Beati i senza tetto perché vedranno il cielo.

M. Santanelli

Il chiodo fisso

Che cosa ci può essere di più rassicurante dell'immagine di una giovane madre colta nell'atto di cullare il proprio pargolo? Eppure, nel testo Il chiodo fisso, la sola a non essere rassicurata è proprio la donna che, seduta presso la culla del suo neonato, fa della follia l'ancora di salvezza necessaria alla propria solitudine che minaccia di soffocarla.
La scrittura di Santanelli, agile, fluida e surreale, procede in maniera graduale e inquietante sul filo teso di un delirio sempre più frenetico che inizia il suo folle percorso da elementi quotidiani, legati ad alcune specialità culinarie elencate in apertura dalla protagonista. Dopo i primi momenti di ineffabile piacere, durante i quali la madre antepone ai "più raffinati gusti del palato" l'incommensurabile gioia di stringere tra le braccia il frutto del proprio ventre, il suo pensiero entra in un gorgo di ipotesi sempre più angosciose, tutte all'insegna degli ostacoli che potranno frapporsi tra lei e quello da lei inteso come il godimento di una proprietà destinata, dalla terribile madre natura, a diventare sempre meno sua. Il futuro che apre le sue porte alla creatura inconsapevole del destino che in realtà l'attende, diviene oggetto di una fantasiosa manipolazione da parte della donna: uno dopo l'altro, gli incidenti che minacceranno di privarla della vicinanza e, quindi, del possesso del figlio, vengono affrontati e risolti in chiave paradossale. L'eventualità che un giorno l'attenzione del figlio possa essere distolta da lei e catturata da altri interessi quali lo sport, la discoteca, il poker con gli amici e la possibilità che egli trascorra molte ore fuori casa lasciandola sola, si trasforma in vero e proprio terrore che la porterà a mettere in atto una serie di brillanti espedienti per conservare un equilibrio familiare chiaramente illusorio.

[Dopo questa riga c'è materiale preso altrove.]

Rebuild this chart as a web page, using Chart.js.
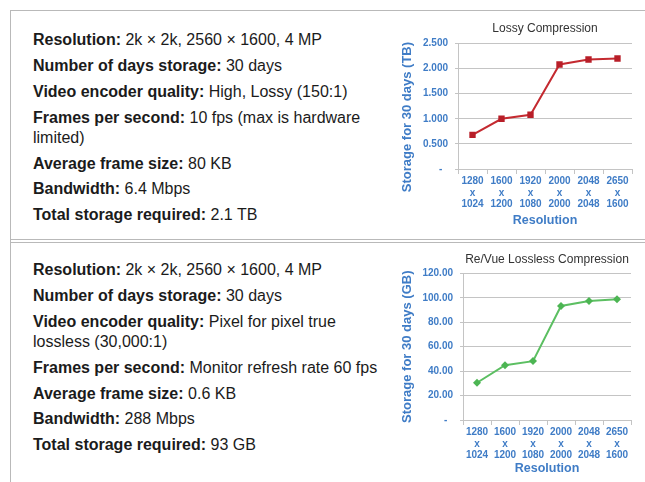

La casa rappresenta per la donna un universo sicuro e protetto, in cui il figlio può cercare di inventarsi una vita senza dover tagliare il cordone ombelicale, una sorta di grembo materno all'interno del quale potrà crescere al riparo dai pericoli e dalle minacce che giungono dal mondo esterno. Ma l'effervescente mammina a tutto riesce a trovare un rimedio, a suo modo possibile, finché non si imbatte nell'amore, in "quell'amor che è palpito dell'universo", e contro il quale ogni arma, sia pur materna, è destinata ad uscirne spuntata. A poco a poco Manlio Santanelli sposta la situazione sotto la luce livida e inquietante del paradosso da cui emerge il fantasma, l'ossessione, la follia, che trasformano la scena in un dramma: la donna ricorre ad un gesto inconsulto nell'illusione di neutralizzare le future insidie del sesso e dell'amore.

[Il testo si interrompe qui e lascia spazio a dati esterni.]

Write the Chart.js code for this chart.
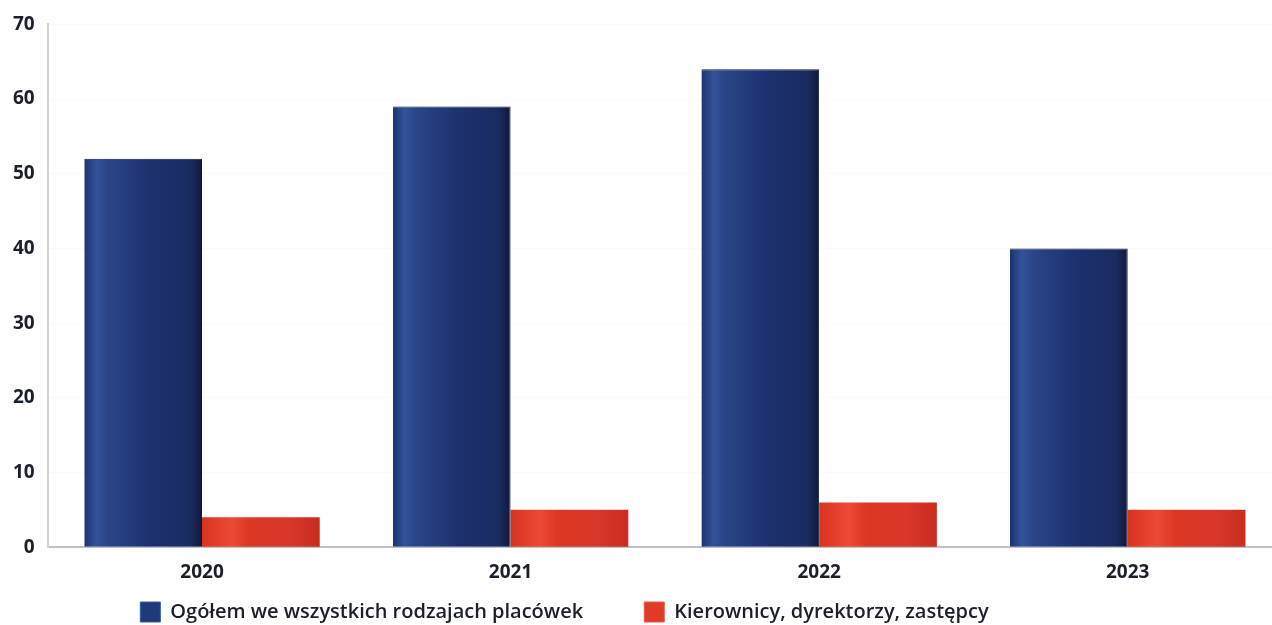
<!DOCTYPE html>
<html>
<head>
<meta charset="utf-8">
<script src="https://cdn.jsdelivr.net/npm/chart.js@4/dist/chart.umd.min.js"></script>
<style>
  html, body { margin: 0; padding: 0; background: #fff; }
  #wrap { width: 1272px; height: 625px; position: relative; overflow: hidden; }
  #inner { width: 1282px; height: 625px; position: relative; }
</style>
</head>
<body>
<div id="wrap"><div id="inner"><canvas id="wykres"></canvas></div></div>
<script>
const lata = ['2020', '2021', '2022', '2023'];
const ogolem = [52, 59, 64, 40];
const kierownicy = [4, 5, 6, 5];
const yTicks = [0, 10, 20, 30, 40, 50, 60, 70];

const CAT_PCT = 0.763;

// poziomy gradient na każdym słupku (efekt walca)
function gradient(ctx, stops, side) {
    const chart = ctx.chart;
    const x = chart.scales.x;
    if (!x || ctx.dataIndex === undefined || !chart.chartArea) return stops[2][1];
    const center = x.getPixelForValue(ctx.dataIndex);
    const half = (x.width / lata.length) * CAT_PCT / 2;
    const x0 = side === 0 ? center - half : center;
    const g = chart.ctx.createLinearGradient(x0, 0, x0 + half, 0);
    stops.forEach(s => g.addColorStop(s[0], s[1]));
    return g;
}

const blueStops = [[0, '#1d336f'], [0.1, '#33529a'], [0.2, '#2a4587'], [0.55, '#1d3170'], [0.9, '#1a2b60'], [1, '#10193a']];
const redStops = [[0, '#d9321f'], [0.25, '#ec4a36'], [0.4, '#dc3724'], [0.75, '#d8372a'], [1, '#c92c1f']];

// legenda w oryginale jest przesunięta w lewo i nieco niżej
const shiftLegend = {
    id: 'shiftLegend',
    afterLayout(chart) {
        const lg = chart.legend;
        if (!lg) return;
        lg.right -= 153;
        lg.top += 7;
        lg.bottom += 7;
    }
};

new Chart(document.getElementById('wykres'), {
    type: 'bar',
    data: {
        labels: lata,
        datasets: [{
            label: 'Ogółem we wszystkich rodzajach placówek',
            data: ogolem,
            backgroundColor: ctx => gradient(ctx, blueStops, 0),
            borderColor: '#0e1836',
            borderWidth: { top: 1, left: 0, right: 1, bottom: 0 },
            borderSkipped: 'bottom'
        }, {
            label: 'Kierownicy, dyrektorzy, zastępcy',
            data: kierownicy,
            backgroundColor: ctx => gradient(ctx, redStops, 1),
            borderWidth: 0
        }]
    },
    plugins: [shiftLegend],
    options: {
        responsive: true,
        maintainAspectRatio: false,
        animation: false,
        layout: { padding: { top: 15, right: 0, left: 0, bottom: 0 } },
        datasets: {
            bar: { categoryPercentage: CAT_PCT, barPercentage: 1 }
        },
        scales: {
            x: {
                grid: { display: false, drawTicks: false },
                border: { color: '#bfc1c8', width: 2 },
                afterFit: s => { s.height -= 7; },
                ticks: {
                    color: '#1b1f2b',
                    padding: 14,
                    font: { family: 'Open Sans', size: 19, weight: '700' }
                }
            },
            y: {
                min: 0,
                max: 70,
                afterBuildTicks: axis => { axis.ticks = yTicks.map(v => ({ value: v })); },
                grid: { color: 'rgba(230,230,230,0.2)', drawTicks: false },
                border: { color: '#d2d3d7', width: 2 },
                ticks: {
                    color: '#1b1f2b',
                    padding: 13,
                    font: { family: 'Open Sans', size: 19, weight: '700' }
                }
            }
        },
        plugins: {
            legend: {
                position: 'bottom',
                labels: {
                    color: '#1b1f2b',
                    boxWidth: 20,
                    boxHeight: 20,
                    padding: 4,
                    font: { family: 'Open Sans', size: 20, weight: '600' },
                    generateLabels: chart => chart.data.datasets.map((ds, i) => ({
                        text: i === 0 ? ds.label + '           ' : ds.label,
                        fillStyle: i === 0 ? '#1f3a7a' : '#e03a28',
                        strokeStyle: i === 0 ? '#3a5a9a' : '#e85a48',
                        lineWidth: 1,
                        datasetIndex: i,
                        fontColor: '#1b1f2b'
                    }))
                }
            },
            tooltip: { enabled: false }
        }
    }
});
</script>
</body>
</html>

Attraverso Il chiodo fisso Santanelli intende rendere esplicito il progressivo abbandono da parte della protagonista della realtà quotidiana interpretata come avversa e minacciosa. Il suo itinerario mentale, all'insegna dell'inutile fatica di rimanere nel perimetro della ragione, sfugge ad ogni controllo emotivo e razionale, per rivelare i profondi turbamenti psichici della donna che giungono a scatenare una follia latente e la conseguente distruzione di ciò che non può essere posseduto.
Il gioco linguistico, teso a cogliere le infinite ambiguità della mente, utilizza la chiave del grottesco e dell'umorismo nero per sottolineare, più sensibilmente, la distanza tra il reale e il paradossale, tra il pensiero razionale e la follia, che trasforma ogni insidia in un'ossessione e ogni esperienza in una frattura per l'anima.